--- Task directions ---
Show each line that has the string "script" in it.
START Records for the task
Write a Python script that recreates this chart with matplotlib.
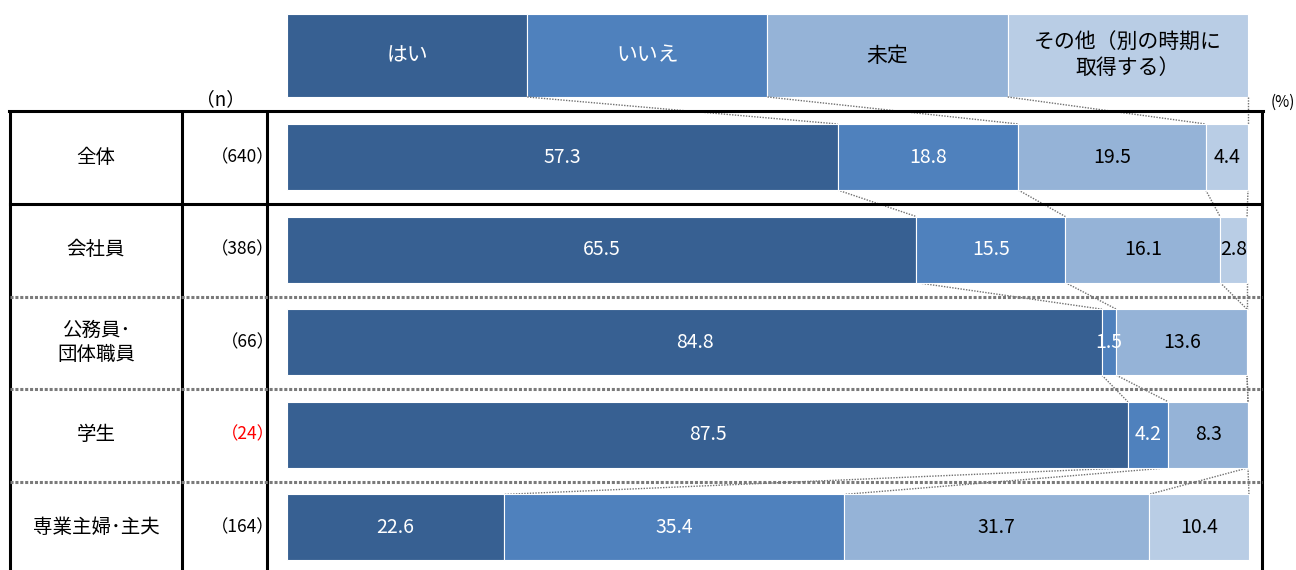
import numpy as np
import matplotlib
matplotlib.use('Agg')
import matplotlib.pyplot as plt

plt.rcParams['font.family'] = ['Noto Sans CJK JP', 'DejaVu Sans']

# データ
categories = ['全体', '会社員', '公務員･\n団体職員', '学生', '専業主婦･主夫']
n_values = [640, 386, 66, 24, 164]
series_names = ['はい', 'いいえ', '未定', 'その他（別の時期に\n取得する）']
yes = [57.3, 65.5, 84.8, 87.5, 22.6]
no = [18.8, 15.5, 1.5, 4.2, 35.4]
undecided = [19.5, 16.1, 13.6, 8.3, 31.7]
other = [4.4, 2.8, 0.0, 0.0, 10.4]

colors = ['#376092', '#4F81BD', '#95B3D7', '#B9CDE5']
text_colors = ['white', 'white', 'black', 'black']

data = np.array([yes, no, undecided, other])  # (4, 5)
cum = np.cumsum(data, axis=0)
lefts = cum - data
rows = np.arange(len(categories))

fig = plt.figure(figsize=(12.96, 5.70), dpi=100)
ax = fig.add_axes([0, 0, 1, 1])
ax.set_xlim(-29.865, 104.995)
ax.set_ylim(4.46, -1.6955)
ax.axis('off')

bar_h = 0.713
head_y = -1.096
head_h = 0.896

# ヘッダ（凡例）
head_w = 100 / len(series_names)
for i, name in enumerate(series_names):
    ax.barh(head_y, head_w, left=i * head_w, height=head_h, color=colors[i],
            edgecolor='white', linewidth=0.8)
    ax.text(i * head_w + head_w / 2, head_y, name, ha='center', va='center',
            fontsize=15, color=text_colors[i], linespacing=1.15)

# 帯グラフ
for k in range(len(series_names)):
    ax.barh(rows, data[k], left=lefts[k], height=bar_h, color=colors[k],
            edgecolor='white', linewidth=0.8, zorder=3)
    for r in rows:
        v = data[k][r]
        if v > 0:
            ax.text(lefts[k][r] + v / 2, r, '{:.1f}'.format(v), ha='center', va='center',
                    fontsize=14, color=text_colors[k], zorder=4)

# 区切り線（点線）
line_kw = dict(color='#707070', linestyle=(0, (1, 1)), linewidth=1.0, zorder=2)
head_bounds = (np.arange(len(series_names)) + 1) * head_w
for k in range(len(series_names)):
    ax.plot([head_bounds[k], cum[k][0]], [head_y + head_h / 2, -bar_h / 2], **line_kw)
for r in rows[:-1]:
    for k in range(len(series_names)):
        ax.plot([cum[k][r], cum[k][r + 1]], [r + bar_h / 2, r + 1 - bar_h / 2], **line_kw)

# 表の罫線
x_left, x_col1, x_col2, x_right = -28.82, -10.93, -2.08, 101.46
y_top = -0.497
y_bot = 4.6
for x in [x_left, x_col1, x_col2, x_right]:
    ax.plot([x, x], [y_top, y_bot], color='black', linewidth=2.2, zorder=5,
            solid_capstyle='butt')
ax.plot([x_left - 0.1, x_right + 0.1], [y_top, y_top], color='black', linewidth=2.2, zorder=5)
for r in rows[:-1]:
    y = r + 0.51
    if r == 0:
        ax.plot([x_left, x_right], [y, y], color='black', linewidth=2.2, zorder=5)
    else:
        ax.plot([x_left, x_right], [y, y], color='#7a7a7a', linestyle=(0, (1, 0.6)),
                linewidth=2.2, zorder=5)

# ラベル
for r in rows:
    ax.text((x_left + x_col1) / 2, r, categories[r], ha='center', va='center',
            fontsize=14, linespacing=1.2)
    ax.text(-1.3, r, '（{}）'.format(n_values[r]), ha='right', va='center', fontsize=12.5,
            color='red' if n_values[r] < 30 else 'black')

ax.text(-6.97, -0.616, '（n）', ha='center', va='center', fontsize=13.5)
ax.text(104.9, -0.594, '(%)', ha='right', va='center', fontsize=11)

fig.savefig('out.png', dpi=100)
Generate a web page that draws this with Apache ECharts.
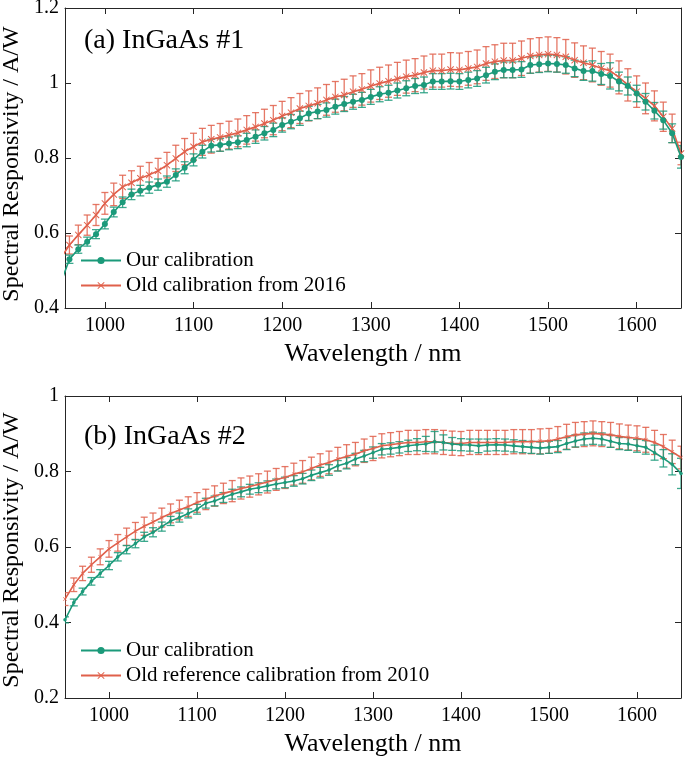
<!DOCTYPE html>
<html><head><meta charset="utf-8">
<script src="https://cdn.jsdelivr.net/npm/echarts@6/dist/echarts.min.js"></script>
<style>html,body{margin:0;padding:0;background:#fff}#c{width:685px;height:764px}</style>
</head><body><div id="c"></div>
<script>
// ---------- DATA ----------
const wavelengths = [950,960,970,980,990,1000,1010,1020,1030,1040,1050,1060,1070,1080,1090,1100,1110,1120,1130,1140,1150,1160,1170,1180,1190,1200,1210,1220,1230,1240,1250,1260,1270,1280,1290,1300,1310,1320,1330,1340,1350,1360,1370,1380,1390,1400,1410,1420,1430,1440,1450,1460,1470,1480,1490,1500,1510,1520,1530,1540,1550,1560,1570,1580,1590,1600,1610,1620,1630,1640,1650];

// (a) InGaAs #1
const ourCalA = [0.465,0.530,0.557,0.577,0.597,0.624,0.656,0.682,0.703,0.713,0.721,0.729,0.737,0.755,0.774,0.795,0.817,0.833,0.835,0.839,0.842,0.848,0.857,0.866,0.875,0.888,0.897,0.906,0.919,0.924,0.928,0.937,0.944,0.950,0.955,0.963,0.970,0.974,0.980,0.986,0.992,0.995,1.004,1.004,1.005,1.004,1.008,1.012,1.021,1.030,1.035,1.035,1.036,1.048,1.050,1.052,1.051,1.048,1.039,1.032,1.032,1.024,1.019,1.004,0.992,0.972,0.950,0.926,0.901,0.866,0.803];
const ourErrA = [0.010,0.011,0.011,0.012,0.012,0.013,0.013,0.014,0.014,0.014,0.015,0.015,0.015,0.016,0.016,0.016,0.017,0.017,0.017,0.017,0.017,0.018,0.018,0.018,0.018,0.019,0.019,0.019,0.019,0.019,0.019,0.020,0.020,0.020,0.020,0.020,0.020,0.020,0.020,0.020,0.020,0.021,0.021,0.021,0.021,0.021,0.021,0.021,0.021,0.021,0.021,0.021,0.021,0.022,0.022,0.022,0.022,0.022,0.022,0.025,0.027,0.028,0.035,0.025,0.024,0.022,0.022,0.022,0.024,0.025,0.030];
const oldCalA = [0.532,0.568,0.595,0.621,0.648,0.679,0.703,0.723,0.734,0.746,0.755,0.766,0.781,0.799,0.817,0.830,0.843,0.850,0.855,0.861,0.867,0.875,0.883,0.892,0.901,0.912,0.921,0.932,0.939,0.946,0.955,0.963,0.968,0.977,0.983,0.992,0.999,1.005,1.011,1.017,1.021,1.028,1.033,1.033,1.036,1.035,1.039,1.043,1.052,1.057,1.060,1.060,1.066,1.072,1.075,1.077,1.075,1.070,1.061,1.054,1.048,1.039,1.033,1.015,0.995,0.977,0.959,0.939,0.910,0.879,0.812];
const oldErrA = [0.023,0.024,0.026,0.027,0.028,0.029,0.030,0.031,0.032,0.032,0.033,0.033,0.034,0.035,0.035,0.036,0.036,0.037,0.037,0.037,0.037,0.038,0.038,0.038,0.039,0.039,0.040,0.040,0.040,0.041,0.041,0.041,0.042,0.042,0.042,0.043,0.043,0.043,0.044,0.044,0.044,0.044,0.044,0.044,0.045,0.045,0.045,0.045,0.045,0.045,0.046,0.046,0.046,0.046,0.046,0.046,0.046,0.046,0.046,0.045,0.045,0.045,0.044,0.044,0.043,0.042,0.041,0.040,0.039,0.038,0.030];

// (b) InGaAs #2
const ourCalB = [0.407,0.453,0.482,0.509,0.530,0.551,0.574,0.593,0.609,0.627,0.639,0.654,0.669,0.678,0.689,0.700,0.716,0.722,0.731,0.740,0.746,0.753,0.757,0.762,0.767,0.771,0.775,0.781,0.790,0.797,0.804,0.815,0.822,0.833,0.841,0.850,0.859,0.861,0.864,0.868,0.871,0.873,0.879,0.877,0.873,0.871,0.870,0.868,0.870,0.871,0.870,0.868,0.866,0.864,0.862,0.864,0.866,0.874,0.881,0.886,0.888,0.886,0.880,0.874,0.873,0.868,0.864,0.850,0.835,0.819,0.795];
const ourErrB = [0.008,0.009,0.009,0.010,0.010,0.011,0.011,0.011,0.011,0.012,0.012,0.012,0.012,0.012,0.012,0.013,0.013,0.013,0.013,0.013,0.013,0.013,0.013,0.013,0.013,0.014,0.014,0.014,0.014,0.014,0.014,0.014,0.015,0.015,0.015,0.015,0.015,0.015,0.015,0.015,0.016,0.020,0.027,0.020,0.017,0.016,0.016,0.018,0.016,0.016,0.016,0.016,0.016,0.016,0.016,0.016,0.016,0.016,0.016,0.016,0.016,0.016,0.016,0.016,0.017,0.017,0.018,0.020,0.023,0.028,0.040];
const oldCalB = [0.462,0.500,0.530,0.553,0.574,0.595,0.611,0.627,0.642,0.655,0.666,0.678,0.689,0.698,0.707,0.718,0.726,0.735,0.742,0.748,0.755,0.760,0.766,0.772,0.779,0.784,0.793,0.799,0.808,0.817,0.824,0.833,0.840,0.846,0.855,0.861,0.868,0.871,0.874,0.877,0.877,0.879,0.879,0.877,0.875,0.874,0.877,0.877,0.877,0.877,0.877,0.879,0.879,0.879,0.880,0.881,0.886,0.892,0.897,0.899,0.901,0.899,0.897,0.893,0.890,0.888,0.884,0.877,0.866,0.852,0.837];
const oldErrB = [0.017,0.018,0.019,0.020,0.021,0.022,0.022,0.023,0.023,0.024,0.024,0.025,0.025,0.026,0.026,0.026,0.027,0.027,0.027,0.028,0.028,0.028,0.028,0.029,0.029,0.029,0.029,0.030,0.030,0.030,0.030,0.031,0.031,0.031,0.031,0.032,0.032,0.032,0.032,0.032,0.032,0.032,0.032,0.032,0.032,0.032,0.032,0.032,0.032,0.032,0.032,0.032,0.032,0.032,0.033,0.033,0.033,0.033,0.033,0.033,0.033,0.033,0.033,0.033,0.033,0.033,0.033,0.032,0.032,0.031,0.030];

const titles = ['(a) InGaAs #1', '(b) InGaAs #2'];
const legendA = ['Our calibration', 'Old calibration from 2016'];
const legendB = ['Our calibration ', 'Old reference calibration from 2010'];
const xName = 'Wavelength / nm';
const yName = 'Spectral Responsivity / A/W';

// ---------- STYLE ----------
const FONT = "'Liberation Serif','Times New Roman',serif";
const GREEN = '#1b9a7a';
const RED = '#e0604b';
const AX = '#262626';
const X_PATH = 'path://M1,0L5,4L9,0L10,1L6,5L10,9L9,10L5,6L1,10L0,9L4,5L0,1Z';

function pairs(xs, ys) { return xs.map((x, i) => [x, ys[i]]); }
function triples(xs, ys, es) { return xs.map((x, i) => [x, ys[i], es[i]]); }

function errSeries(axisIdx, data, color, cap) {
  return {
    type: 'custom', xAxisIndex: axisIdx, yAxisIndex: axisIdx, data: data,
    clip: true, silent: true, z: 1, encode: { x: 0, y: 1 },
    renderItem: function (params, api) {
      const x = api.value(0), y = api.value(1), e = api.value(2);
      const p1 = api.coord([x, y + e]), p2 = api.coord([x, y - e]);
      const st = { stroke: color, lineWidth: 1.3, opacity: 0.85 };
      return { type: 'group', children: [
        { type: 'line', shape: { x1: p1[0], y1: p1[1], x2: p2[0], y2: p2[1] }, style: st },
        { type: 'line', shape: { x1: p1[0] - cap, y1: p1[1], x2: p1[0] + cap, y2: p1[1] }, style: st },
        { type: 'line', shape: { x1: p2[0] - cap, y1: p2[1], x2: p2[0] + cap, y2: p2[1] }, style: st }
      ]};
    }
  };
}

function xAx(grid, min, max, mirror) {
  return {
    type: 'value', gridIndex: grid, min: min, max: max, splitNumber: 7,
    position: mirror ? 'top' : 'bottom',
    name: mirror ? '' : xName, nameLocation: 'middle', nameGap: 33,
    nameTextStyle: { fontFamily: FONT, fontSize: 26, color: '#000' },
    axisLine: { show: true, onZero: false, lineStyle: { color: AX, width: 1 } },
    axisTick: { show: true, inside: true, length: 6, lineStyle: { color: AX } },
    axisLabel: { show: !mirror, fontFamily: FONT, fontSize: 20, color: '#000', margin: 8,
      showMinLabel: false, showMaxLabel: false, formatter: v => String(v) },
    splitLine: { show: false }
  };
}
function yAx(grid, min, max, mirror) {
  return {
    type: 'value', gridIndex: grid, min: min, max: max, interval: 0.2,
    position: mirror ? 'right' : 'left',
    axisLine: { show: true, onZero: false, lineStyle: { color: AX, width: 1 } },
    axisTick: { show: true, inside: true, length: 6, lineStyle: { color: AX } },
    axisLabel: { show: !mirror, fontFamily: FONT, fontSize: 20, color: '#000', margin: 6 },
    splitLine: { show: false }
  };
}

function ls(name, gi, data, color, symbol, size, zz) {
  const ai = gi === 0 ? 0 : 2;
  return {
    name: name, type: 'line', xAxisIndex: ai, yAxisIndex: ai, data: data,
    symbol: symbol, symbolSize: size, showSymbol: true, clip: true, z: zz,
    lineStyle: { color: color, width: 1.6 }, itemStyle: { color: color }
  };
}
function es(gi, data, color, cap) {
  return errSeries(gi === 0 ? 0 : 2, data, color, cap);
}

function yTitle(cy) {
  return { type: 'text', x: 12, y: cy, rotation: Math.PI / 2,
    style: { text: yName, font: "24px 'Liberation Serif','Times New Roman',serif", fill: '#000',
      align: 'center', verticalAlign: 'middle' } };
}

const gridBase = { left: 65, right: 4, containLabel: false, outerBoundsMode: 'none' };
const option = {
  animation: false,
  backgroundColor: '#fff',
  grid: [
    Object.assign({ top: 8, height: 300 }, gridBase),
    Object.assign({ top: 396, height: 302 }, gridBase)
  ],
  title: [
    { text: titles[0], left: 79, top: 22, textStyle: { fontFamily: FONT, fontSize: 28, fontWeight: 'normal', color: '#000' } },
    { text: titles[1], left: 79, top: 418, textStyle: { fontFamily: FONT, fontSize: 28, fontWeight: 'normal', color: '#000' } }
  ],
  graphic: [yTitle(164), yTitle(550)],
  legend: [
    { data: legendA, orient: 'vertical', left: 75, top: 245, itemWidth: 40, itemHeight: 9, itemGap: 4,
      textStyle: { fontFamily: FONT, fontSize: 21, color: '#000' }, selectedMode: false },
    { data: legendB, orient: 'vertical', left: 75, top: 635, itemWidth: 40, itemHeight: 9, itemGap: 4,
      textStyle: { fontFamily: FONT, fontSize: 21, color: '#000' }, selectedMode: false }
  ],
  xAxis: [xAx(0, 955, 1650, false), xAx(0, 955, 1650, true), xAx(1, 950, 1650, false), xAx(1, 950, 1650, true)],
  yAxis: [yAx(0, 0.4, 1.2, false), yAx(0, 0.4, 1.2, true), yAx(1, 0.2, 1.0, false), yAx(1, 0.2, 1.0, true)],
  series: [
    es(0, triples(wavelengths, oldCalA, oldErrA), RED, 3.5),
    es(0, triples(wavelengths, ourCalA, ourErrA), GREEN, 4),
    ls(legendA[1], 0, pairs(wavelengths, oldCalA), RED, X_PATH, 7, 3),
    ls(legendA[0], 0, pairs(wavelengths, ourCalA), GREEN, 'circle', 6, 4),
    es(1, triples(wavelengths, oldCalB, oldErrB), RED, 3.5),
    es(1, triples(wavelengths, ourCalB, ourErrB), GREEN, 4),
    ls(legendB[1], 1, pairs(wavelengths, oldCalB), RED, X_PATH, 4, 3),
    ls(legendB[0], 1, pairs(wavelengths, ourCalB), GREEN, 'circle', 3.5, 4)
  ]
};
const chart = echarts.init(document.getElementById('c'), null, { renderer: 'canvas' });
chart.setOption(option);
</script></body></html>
END Records for the task
--- Solution below ---
Write a Python script that recreates this chart with matplotlib.
<script src="https://cdn.jsdelivr.net/npm/echarts@6/dist/echarts.min.js"></script>
<script>
</script></body></html>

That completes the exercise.